» **What you have to do**: Each line below must be set down exactly; omit any image you find.

» **Supplied data**:
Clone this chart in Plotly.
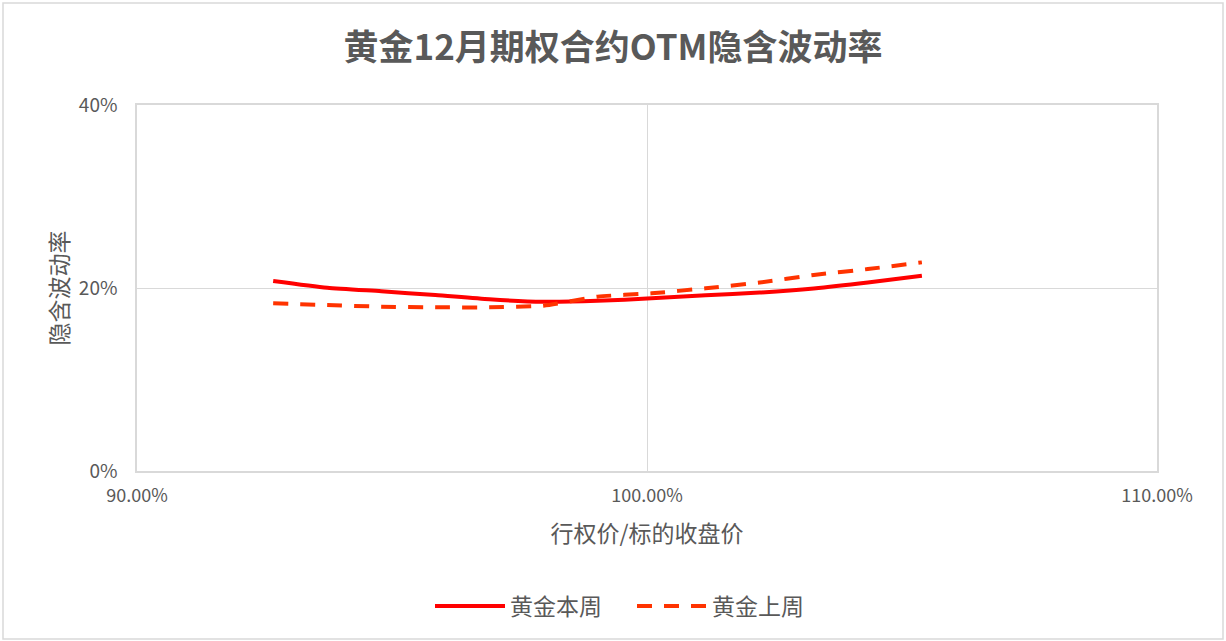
import plotly.graph_objects as go

moneyness = [92.67, 93.73, 94.79, 95.85, 96.91, 97.97, 99.03, 100.09, 101.15, 102.21, 103.27, 104.33, 105.39]
this_week = [20.77, 20.03, 19.64, 19.23, 18.76, 18.50, 18.60, 18.87, 19.20, 19.50, 19.95, 20.60, 21.35]
last_week = [18.32, 18.14, 17.96, 17.89, 17.89, 18.07, 19.05, 19.42, 19.97, 20.60, 21.42, 22.07, 22.80]

series_names = ["黄金本周", "黄金上周"]
x_ticks = [90, 100, 110]
x_tick_text = ["90.00%", "100.00%", "110.00%"]
y_ticks = [0, 20, 40]
y_tick_text = ["0%", "20%", "40%"]

FONT = "Noto Sans CJK SC"
TXT = "#595959"
GRID = "#D9D9D9"

fig = go.Figure()
fig.add_trace(go.Scatter(x=moneyness, y=this_week, name=series_names[0], mode="lines",
                         line=dict(color="#FF0000", width=4, shape="spline", smoothing=0.6)))
fig.add_trace(go.Scatter(x=moneyness, y=last_week, name=series_names[1], mode="lines",
                         line=dict(color="#FF3300", width=4, dash="15px,12px", shape="spline", smoothing=0.6)))

W, H = 1226, 641
L, R, T, B = 137, 1157, 105, 471
pw, ph = R - L, B - T

fig.update_layout(
    width=W, height=H,
    margin=dict(l=L, r=W - R, t=T, b=H - B),
    paper_bgcolor="white", plot_bgcolor="white",
    font=dict(family=FONT, color=TXT),
    title=dict(text="<b>黄金12月期权合约OTM隐含波动率</b>", x=0.5, xanchor="center",
               y=1 - 48 / H, yanchor="middle", font=dict(size=35, color=TXT, family=FONT)),
    showlegend=True,
    legend=dict(orientation="h", x=(430 - L) / pw, xanchor="left", y=(B - 606) / ph, yanchor="middle",
                font=dict(size=23, color=TXT), itemwidth=70, entrywidth=117, entrywidthmode="pixels",
                tracegroupgap=0),
    xaxis=dict(range=[90, 110], tickvals=x_ticks, ticktext=x_tick_text,
               showgrid=True, gridcolor=GRID, gridwidth=1,
               showline=True, linecolor=GRID, linewidth=1.5, mirror=True,
               zeroline=False, ticks="", tickfont=dict(size=18, color=TXT), ticklabelstandoff=8,
               title=dict(text="行权价/标的收盘价", font=dict(size=23, color=TXT), standoff=20)),
    yaxis=dict(range=[0, 40], tickvals=y_ticks, ticktext=y_tick_text,
               showgrid=True, gridcolor=GRID, gridwidth=1,
               showline=True, linecolor=GRID, linewidth=1.5, mirror=True,
               zeroline=False, ticks="", tickfont=dict(size=19, color=TXT), ticklabelstandoff=14,
               title=dict(text="隐含波动率", font=dict(size=23, color=TXT), standoff=4)),
    shapes=[dict(type="rect", xref="paper", yref="paper",
                 x0=(3 - L) / pw, x1=(1223 - L) / pw, y0=(B - 639) / ph, y1=(B - 3) / ph,
                 line=dict(color=GRID, width=1.5), fillcolor="rgba(0,0,0,0)", layer="below")],
)

fig.write_html("out.html", config={"displayModeBar": False},
               post_script="document.body.style.margin='0';document.body.style.overflow='hidden';")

» **Response**:
Clone this chart in Plotly.
import plotly.graph_objects as go

moneyness = [92.67, 93.73, 94.79, 95.85, 96.91, 97.97, 99.03, 100.09, 101.15, 102.21, 103.27, 104.33, 105.39]
this_week = [20.77, 20.03, 19.64, 19.23, 18.76, 18.50, 18.60, 18.87, 19.20, 19.50, 19.95, 20.60, 21.35]
last_week = [18.32, 18.14, 17.96, 17.89, 17.89, 18.07, 19.05, 19.42, 19.97, 20.60, 21.42, 22.07, 22.80]

series_names = ["黄金本周", "黄金上周"]
x_ticks = [90, 100, 110]
x_tick_text = ["90.00%", "100.00%", "110.00%"]
y_ticks = [0, 20, 40]
y_tick_text = ["0%", "20%", "40%"]

FONT = "Noto Sans CJK SC"
TXT = "#595959"
GRID = "#D9D9D9"

fig = go.Figure()
fig.add_trace(go.Scatter(x=moneyness, y=this_week, name=series_names[0], mode="lines",
                         line=dict(color="#FF0000", width=4, shape="spline", smoothing=0.6)))
fig.add_trace(go.Scatter(x=moneyness, y=last_week, name=series_names[1], mode="lines",
                         line=dict(color="#FF3300", width=4, dash="15px,12px", shape="spline", smoothing=0.6)))

W, H = 1226, 641
L, R, T, B = 137, 1157, 105, 471
pw, ph = R - L, B - T

fig.update_layout(
    width=W, height=H,
    margin=dict(l=L, r=W - R, t=T, b=H - B),
    paper_bgcolor="white", plot_bgcolor="white",
    font=dict(family=FONT, color=TXT),
    title=dict(text="<b>黄金12月期权合约OTM隐含波动率</b>", x=0.5, xanchor="center",
               y=1 - 48 / H, yanchor="middle", font=dict(size=35, color=TXT, family=FONT)),
    showlegend=True,
    legend=dict(orientation="h", x=(430 - L) / pw, xanchor="left", y=(B - 606) / ph, yanchor="middle",
                font=dict(size=23, color=TXT), itemwidth=70, entrywidth=117, entrywidthmode="pixels",
                tracegroupgap=0),
    xaxis=dict(range=[90, 110], tickvals=x_ticks, ticktext=x_tick_text,
               showgrid=True, gridcolor=GRID, gridwidth=1,
               showline=True, linecolor=GRID, linewidth=1.5, mirror=True,
               zeroline=False, ticks="", tickfont=dict(size=18, color=TXT), ticklabelstandoff=8,
               title=dict(text="行权价/标的收盘价", font=dict(size=23, color=TXT), standoff=20)),
    yaxis=dict(range=[0, 40], tickvals=y_ticks, ticktext=y_tick_text,
               showgrid=True, gridcolor=GRID, gridwidth=1,
               showline=True, linecolor=GRID, linewidth=1.5, mirror=True,
               zeroline=False, ticks="", tickfont=dict(size=19, color=TXT), ticklabelstandoff=14,
               title=dict(text="隐含波动率", font=dict(size=23, color=TXT), standoff=4)),
    shapes=[dict(type="rect", xref="paper", yref="paper",
                 x0=(3 - L) / pw, x1=(1223 - L) / pw, y0=(B - 639) / ph, y1=(B - 3) / ph,
                 line=dict(color=GRID, width=1.5), fillcolor="rgba(0,0,0,0)", layer="below")],
)

fig.write_html("out.html", config={"displayModeBar": False},
               post_script="document.body.style.margin='0';document.body.style.overflow='hidden';")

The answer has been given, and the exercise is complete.